TASK DIRECTIONS - Copy out the entries in full and with complete accuracy; pictures are excluded.
#### RECORDS TO USE
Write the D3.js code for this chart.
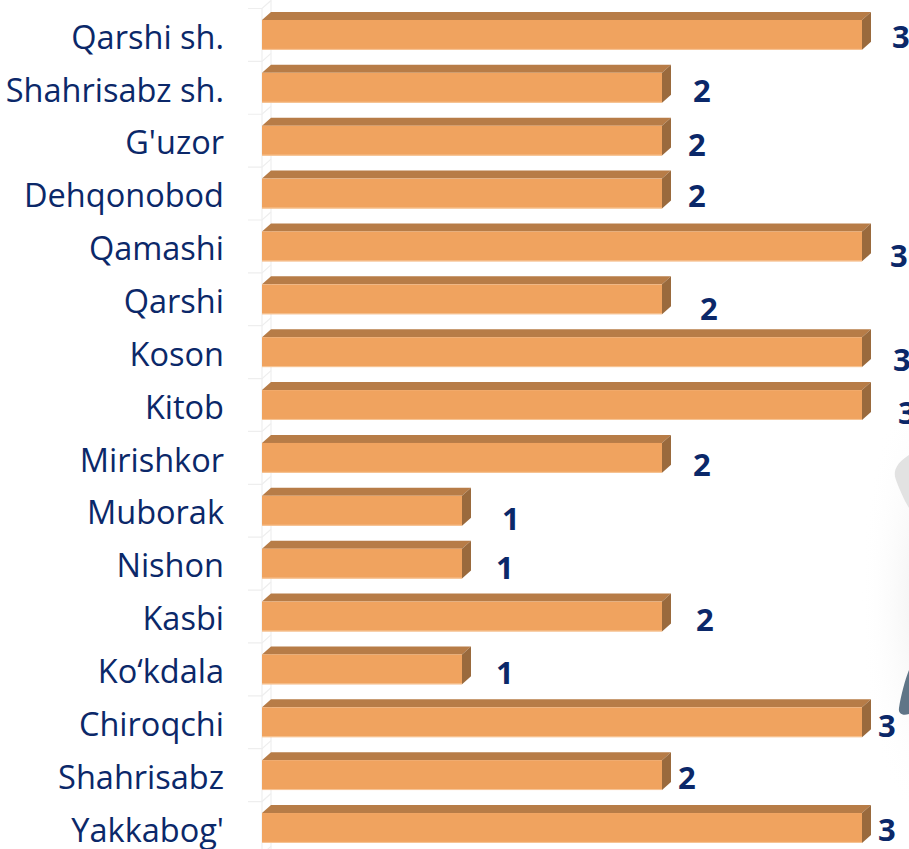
<!DOCTYPE html>
<html>
<head>
<meta charset="utf-8">
<script src="https://cdn.jsdelivr.net/npm/d3@7"></script>
<style>
  html, body { margin: 0; padding: 0; background: #ffffff; overflow: hidden; }
  svg { display: block; }
</style>
</head>
<body>
<svg id="chart" width="909" height="849"></svg>
<script>
// ---- data ----
const categories = ["Qarshi sh.", "Shahrisabz sh.", "G'uzor", "Dehqonobod", "Qamashi", "Qarshi",
  "Koson", "Kitob", "Mirishkor", "Muborak", "Nishon", "Kasbi", "Ko\u2018kdala", "Chiroqchi",
  "Shahrisabz", "Yakkabog'"];
const values = [3, 2, 2, 2, 3, 2, 3, 3, 2, 1, 1, 2, 1, 3, 2, 3];
const valueLabels = ["3", "2", "2", "2", "3", "2", "3", "3", "2", "1", "1", "2", "1", "3", "2", "3"];
// manual label nudges (dx from bar end, dy from bar centre), as placed in the original
const labelNudgeX = [30, 31, 26, 26, 28, 38, 31, 36, 31, 40, 34, 34, 34, 16, 16, 16];
const labelNudgeY = [2, 3, 4, 2, 9, 10, 8, 8, 7, 8, 4, 3, 3, 4, 3, 2];

// ---- layout ----
const W = 909, H = 849;
const svg = d3.select("#chart");
const navy = "#0b2869";
const depthX = 9, depthY = 8;

const x = d3.scaleLinear().domain([0, 3]).range([262, 862]);
const y = d3.scaleBand().domain(categories).range([8.5, 854.4]).paddingInner(0.435).paddingOuter(0.2175);

svg.append("rect").attr("width", W).attr("height", H).attr("fill", "#ffffff");

// decorative background figure at right edge
const defs = svg.append("defs");
const glow = defs.append("radialGradient").attr("id", "glow").attr("cx", "0.5").attr("cy", "0.5").attr("r", "0.5");
glow.append("stop").attr("offset", "0%").attr("stop-color", "#ececec");
glow.append("stop").attr("offset", "100%").attr("stop-color", "#ffffff").attr("stop-opacity", 0);
svg.append("ellipse").attr("cx", 930).attr("cy", 600).attr("rx", 70).attr("ry", 230).attr("fill", "url(#glow)");
svg.append("path").attr("d", "M909,455 C898,462 892,470 896,480 C899,488 904,500 909,508 Z").attr("fill", "#e2e2e2");
svg.append("path").attr("d", "M909,670 C905,680 901,695 899,708 C898,714 903,716 909,714 Z").attr("fill", "#5f7587");

// faint 3D wall / axis
const wall = svg.append("g").attr("stroke", "#eeeeee").attr("fill", "none").attr("stroke-width", 1.2);
wall.append("line").attr("x1", 262).attr("x2", 262).attr("y1", 8.5).attr("y2", H);
wall.append("line").attr("x1", 271).attr("x2", 271).attr("y1", 0).attr("y2", H);
const step = y.step();
const bounds = d3.range(categories.length + 1).map(i => 8.5 + i * step);
bounds.forEach(b => {
  wall.append("path").attr("d", `M248,${b} L262,${b} L${262 + depthX},${b - depthY}`);
});

// category labels
svg.append("g").selectAll("text").data(categories).join("text")
  .attr("x", 224)
  .attr("y", d => y(d) + y.bandwidth() / 2 + 2)
  .attr("dy", "0.36em")
  .attr("text-anchor", "end")
  .attr("font-family", "'Open Sans', 'Noto Sans', sans-serif")
  .attr("font-size", 32.5)
  .attr("fill", navy)
  .text(d => d);

// 3D bars
const bars = svg.append("g").selectAll("g").data(categories).join("g");
bars.each(function(d, i) {
  const g = d3.select(this);
  const x0 = x(0), x1 = x(values[i]);
  const yt = y(d), yb = y(d) + y.bandwidth();
  // top face
  g.append("path")
    .attr("d", `M${x0},${yt} L${x0 + depthX},${yt - depthY} L${x1 + depthX},${yt - depthY} L${x1},${yt} Z`)
    .attr("fill", "#b77c47");
  // side face
  g.append("path")
    .attr("d", `M${x1},${yt} L${x1 + depthX},${yt - depthY} L${x1 + depthX},${yb - depthY} L${x1},${yb} Z`)
    .attr("fill", "#9a6a3d");
  // front face
  g.append("rect")
    .attr("x", x0).attr("y", yt)
    .attr("width", x1 - x0).attr("height", y.bandwidth())
    .attr("fill", "#f0a35f");
  // light bottom edge
  g.append("line")
    .attr("x1", x0).attr("x2", x1).attr("y1", yb - 0.5).attr("y2", yb - 0.5)
    .attr("stroke", "#f7c697").attr("stroke-width", 1);
});

// value labels
svg.append("g").selectAll("text").data(categories).join("text")
  .attr("x", (d, i) => x(values[i]) + labelNudgeX[i])
  .attr("y", (d, i) => y(d) + y.bandwidth() / 2 + labelNudgeY[i])
  .attr("dy", "0.36em")
  .attr("font-family", "'Open Sans', 'Noto Sans', sans-serif")
  .attr("font-weight", "bold")
  .attr("font-size", 31)
  .attr("fill", navy)
  .text((d, i) => valueLabels[i]);
</script>
</body>
</html>
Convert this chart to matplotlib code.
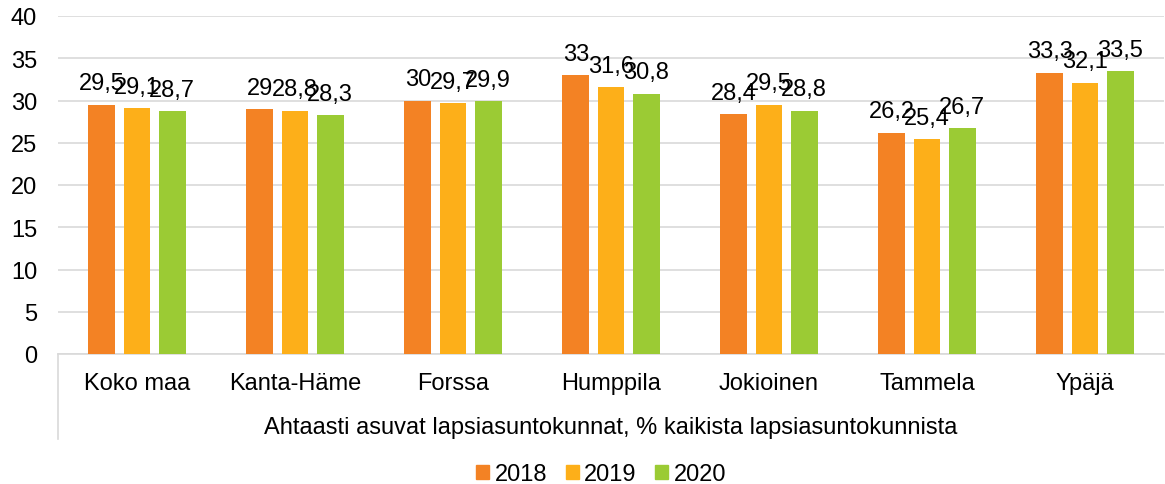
import numpy as np
import matplotlib.pyplot as plt
from matplotlib.patches import Patch

plt.rcParams['font.family'] = ['Liberation Sans', 'DejaVu Sans']

categories = ["Koko maa", "Kanta-Häme", "Forssa", "Humppila", "Jokioinen", "Tammela", "Ypäjä"]
years = ["2018", "2019", "2020"]
v2018 = [29.5, 29.0, 30.0, 33.0, 28.4, 26.2, 33.3]
v2019 = [29.1, 28.8, 29.7, 31.6, 29.5, 25.4, 32.1]
v2020 = [28.7, 28.3, 29.9, 30.8, 28.8, 26.7, 33.5]
group_title = "Ahtaasti asuvat lapsiasuntokunnat, % kaikista lapsiasuntokunnista"

colors = ["#F38224", "#FDAF19", "#9BCB34"]
fs = 17

fig = plt.figure(figsize=(11.65, 4.85), dpi=100)
ax = fig.add_axes([58 / 1165, 1 - 355 / 485, 1106 / 1165, 338 / 485])

x = np.arange(len(categories))
width = 0.17
offsets = [-0.222, 0, 0.222]
for vals, off, c, yr in zip([v2018, v2019, v2020], offsets, colors, years):
    bars = ax.bar(x + off, vals, width, color=c, label=yr, zorder=3)
    for b, v in zip(bars, vals):
        lbl = f"{v:g}".replace(".", ",")
        ax.annotate(lbl, (b.get_x() + b.get_width() / 2, v), xytext=(0, 11),
                    textcoords="offset points", ha="center", va="baseline",
                    fontsize=fs, zorder=4)

ax.set_xlim(-0.5, len(categories) - 0.5)
ax.set_ylim(0, 40)
ax.set_yticks(range(0, 41, 5))
ax.yaxis.grid(True, color="#D9D9D9", linewidth=1.2)
ax.set_axisbelow(True)
for s in ["top", "right", "left"]:
    ax.spines[s].set_visible(False)
ax.spines["bottom"].set_color("#D9D9D9")
ax.spines["bottom"].set_linewidth(1.2)
ax.tick_params(axis="y", length=0, pad=15, labelsize=fs)
ax.set_xticks(x)
ax.set_xticklabels(categories)
ax.tick_params(axis="x", length=0, pad=13, labelsize=fs)

# multi-level category axis: left border line and group title
ax.plot([0, 0], [0, -0.251], transform=ax.transAxes, color="#D9D9D9",
        linewidth=1.2, clip_on=False)
ax.text(0.5, -0.216, group_title, transform=ax.transAxes, ha="center",
        va="center", fontsize=fs)

handles = [Patch(color=c, label=yr) for c, yr in zip(colors, years)]
fig.legend(handles=handles, loc="center", bbox_to_anchor=(0.516, 1 - 475 / 485),
           ncol=3, frameon=False, fontsize=fs, handlelength=0.55, handleheight=0.55,
           handletextpad=0.22, columnspacing=0.8, borderpad=0)

fig.savefig("out.png", dpi=100)
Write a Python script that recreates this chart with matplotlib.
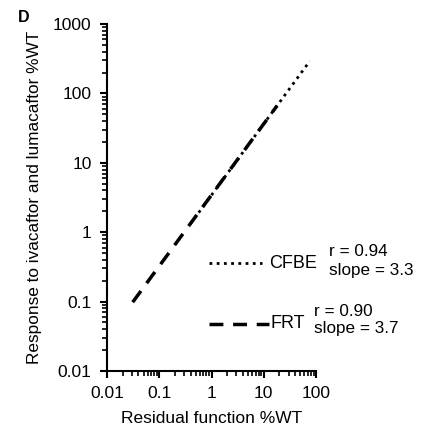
########
FINAL RESULT -
Write the D3.js code for this chart.
<!DOCTYPE html>
<html>
<head>
<meta charset="utf-8">
<script src="https://cdn.jsdelivr.net/npm/d3@7"></script>
<style>
  html, body { margin: 0; padding: 0; background: #ffffff; overflow: hidden; }
  svg { display: block; }
</style>
</head>
<body>
<svg id="chart" width="909" height="849"></svg>
<script>
// ---- data ----
const categories = ["Qarshi sh.", "Shahrisabz sh.", "G'uzor", "Dehqonobod", "Qamashi", "Qarshi",
  "Koson", "Kitob", "Mirishkor", "Muborak", "Nishon", "Kasbi", "Ko\u2018kdala", "Chiroqchi",
  "Shahrisabz", "Yakkabog'"];
const values = [3, 2, 2, 2, 3, 2, 3, 3, 2, 1, 1, 2, 1, 3, 2, 3];
const valueLabels = ["3", "2", "2", "2", "3", "2", "3", "3", "2", "1", "1", "2", "1", "3", "2", "3"];
// manual label nudges (dx from bar end, dy from bar centre), as placed in the original
const labelNudgeX = [30, 31, 26, 26, 28, 38, 31, 36, 31, 40, 34, 34, 34, 16, 16, 16];
const labelNudgeY = [2, 3, 4, 2, 9, 10, 8, 8, 7, 8, 4, 3, 3, 4, 3, 2];

// ---- layout ----
const W = 909, H = 849;
const svg = d3.select("#chart");
const navy = "#0b2869";
const depthX = 9, depthY = 8;

const x = d3.scaleLinear().domain([0, 3]).range([262, 862]);
const y = d3.scaleBand().domain(categories).range([8.5, 854.4]).paddingInner(0.435).paddingOuter(0.2175);

svg.append("rect").attr("width", W).attr("height", H).attr("fill", "#ffffff");

// decorative background figure at right edge
const defs = svg.append("defs");
const glow = defs.append("radialGradient").attr("id", "glow").attr("cx", "0.5").attr("cy", "0.5").attr("r", "0.5");
glow.append("stop").attr("offset", "0%").attr("stop-color", "#ececec");
glow.append("stop").attr("offset", "100%").attr("stop-color", "#ffffff").attr("stop-opacity", 0);
svg.append("ellipse").attr("cx", 930).attr("cy", 600).attr("rx", 70).attr("ry", 230).attr("fill", "url(#glow)");
svg.append("path").attr("d", "M909,455 C898,462 892,470 896,480 C899,488 904,500 909,508 Z").attr("fill", "#e2e2e2");
svg.append("path").attr("d", "M909,670 C905,680 901,695 899,708 C898,714 903,716 909,714 Z").attr("fill", "#5f7587");

// faint 3D wall / axis
const wall = svg.append("g").attr("stroke", "#eeeeee").attr("fill", "none").attr("stroke-width", 1.2);
wall.append("line").attr("x1", 262).attr("x2", 262).attr("y1", 8.5).attr("y2", H);
wall.append("line").attr("x1", 271).attr("x2", 271).attr("y1", 0).attr("y2", H);
const step = y.step();
const bounds = d3.range(categories.length + 1).map(i => 8.5 + i * step);
bounds.forEach(b => {
  wall.append("path").attr("d", `M248,${b} L262,${b} L${262 + depthX},${b - depthY}`);
});

// category labels
svg.append("g").selectAll("text").data(categories).join("text")
  .attr("x", 224)
  .attr("y", d => y(d) + y.bandwidth() / 2 + 2)
  .attr("dy", "0.36em")
  .attr("text-anchor", "end")
  .attr("font-family", "'Open Sans', 'Noto Sans', sans-serif")
  .attr("font-size", 32.5)
  .attr("fill", navy)
  .text(d => d);

// 3D bars
const bars = svg.append("g").selectAll("g").data(categories).join("g");
bars.each(function(d, i) {
  const g = d3.select(this);
  const x0 = x(0), x1 = x(values[i]);
  const yt = y(d), yb = y(d) + y.bandwidth();
  // top face
  g.append("path")
    .attr("d", `M${x0},${yt} L${x0 + depthX},${yt - depthY} L${x1 + depthX},${yt - depthY} L${x1},${yt} Z`)
    .attr("fill", "#b77c47");
  // side face
  g.append("path")
    .attr("d", `M${x1},${yt} L${x1 + depthX},${yt - depthY} L${x1 + depthX},${yb - depthY} L${x1},${yb} Z`)
    .attr("fill", "#9a6a3d");
  // front face
  g.append("rect")
    .attr("x", x0).attr("y", yt)
    .attr("width", x1 - x0).attr("height", y.bandwidth())
    .attr("fill", "#f0a35f");
  // light bottom edge
  g.append("line")
    .attr("x1", x0).attr("x2", x1).attr("y1", yb - 0.5).attr("y2", yb - 0.5)
    .attr("stroke", "#f7c697").attr("stroke-width", 1);
});

// value labels
svg.append("g").selectAll("text").data(categories).join("text")
  .attr("x", (d, i) => x(values[i]) + labelNudgeX[i])
  .attr("y", (d, i) => y(d) + y.bandwidth() / 2 + labelNudgeY[i])
  .attr("dy", "0.36em")
  .attr("font-family", "'Open Sans', 'Noto Sans', sans-serif")
  .attr("font-weight", "bold")
  .attr("font-size", 31)
  .attr("fill", navy)
  .text((d, i) => valueLabels[i]);
</script>
</body>
</html>
Convert this chart to matplotlib code.
import numpy as np
import matplotlib.pyplot as plt
from matplotlib.patches import Patch

plt.rcParams['font.family'] = ['Liberation Sans', 'DejaVu Sans']

categories = ["Koko maa", "Kanta-Häme", "Forssa", "Humppila", "Jokioinen", "Tammela", "Ypäjä"]
years = ["2018", "2019", "2020"]
v2018 = [29.5, 29.0, 30.0, 33.0, 28.4, 26.2, 33.3]
v2019 = [29.1, 28.8, 29.7, 31.6, 29.5, 25.4, 32.1]
v2020 = [28.7, 28.3, 29.9, 30.8, 28.8, 26.7, 33.5]
group_title = "Ahtaasti asuvat lapsiasuntokunnat, % kaikista lapsiasuntokunnista"

colors = ["#F38224", "#FDAF19", "#9BCB34"]
fs = 17

fig = plt.figure(figsize=(11.65, 4.85), dpi=100)
ax = fig.add_axes([58 / 1165, 1 - 355 / 485, 1106 / 1165, 338 / 485])

x = np.arange(len(categories))
width = 0.17
offsets = [-0.222, 0, 0.222]
for vals, off, c, yr in zip([v2018, v2019, v2020], offsets, colors, years):
    bars = ax.bar(x + off, vals, width, color=c, label=yr, zorder=3)
    for b, v in zip(bars, vals):
        lbl = f"{v:g}".replace(".", ",")
        ax.annotate(lbl, (b.get_x() + b.get_width() / 2, v), xytext=(0, 11),
                    textcoords="offset points", ha="center", va="baseline",
                    fontsize=fs, zorder=4)

ax.set_xlim(-0.5, len(categories) - 0.5)
ax.set_ylim(0, 40)
ax.set_yticks(range(0, 41, 5))
ax.yaxis.grid(True, color="#D9D9D9", linewidth=1.2)
ax.set_axisbelow(True)
for s in ["top", "right", "left"]:
    ax.spines[s].set_visible(False)
ax.spines["bottom"].set_color("#D9D9D9")
ax.spines["bottom"].set_linewidth(1.2)
ax.tick_params(axis="y", length=0, pad=15, labelsize=fs)
ax.set_xticks(x)
ax.set_xticklabels(categories)
ax.tick_params(axis="x", length=0, pad=13, labelsize=fs)

# multi-level category axis: left border line and group title
ax.plot([0, 0], [0, -0.251], transform=ax.transAxes, color="#D9D9D9",
        linewidth=1.2, clip_on=False)
ax.text(0.5, -0.216, group_title, transform=ax.transAxes, ha="center",
        va="center", fontsize=fs)

handles = [Patch(color=c, label=yr) for c, yr in zip(colors, years)]
fig.legend(handles=handles, loc="center", bbox_to_anchor=(0.516, 1 - 475 / 485),
           ncol=3, frameon=False, fontsize=fs, handlelength=0.55, handleheight=0.55,
           handletextpad=0.22, columnspacing=0.8, borderpad=0)

fig.savefig("out.png", dpi=100)
Write a Python script that recreates this chart with matplotlib.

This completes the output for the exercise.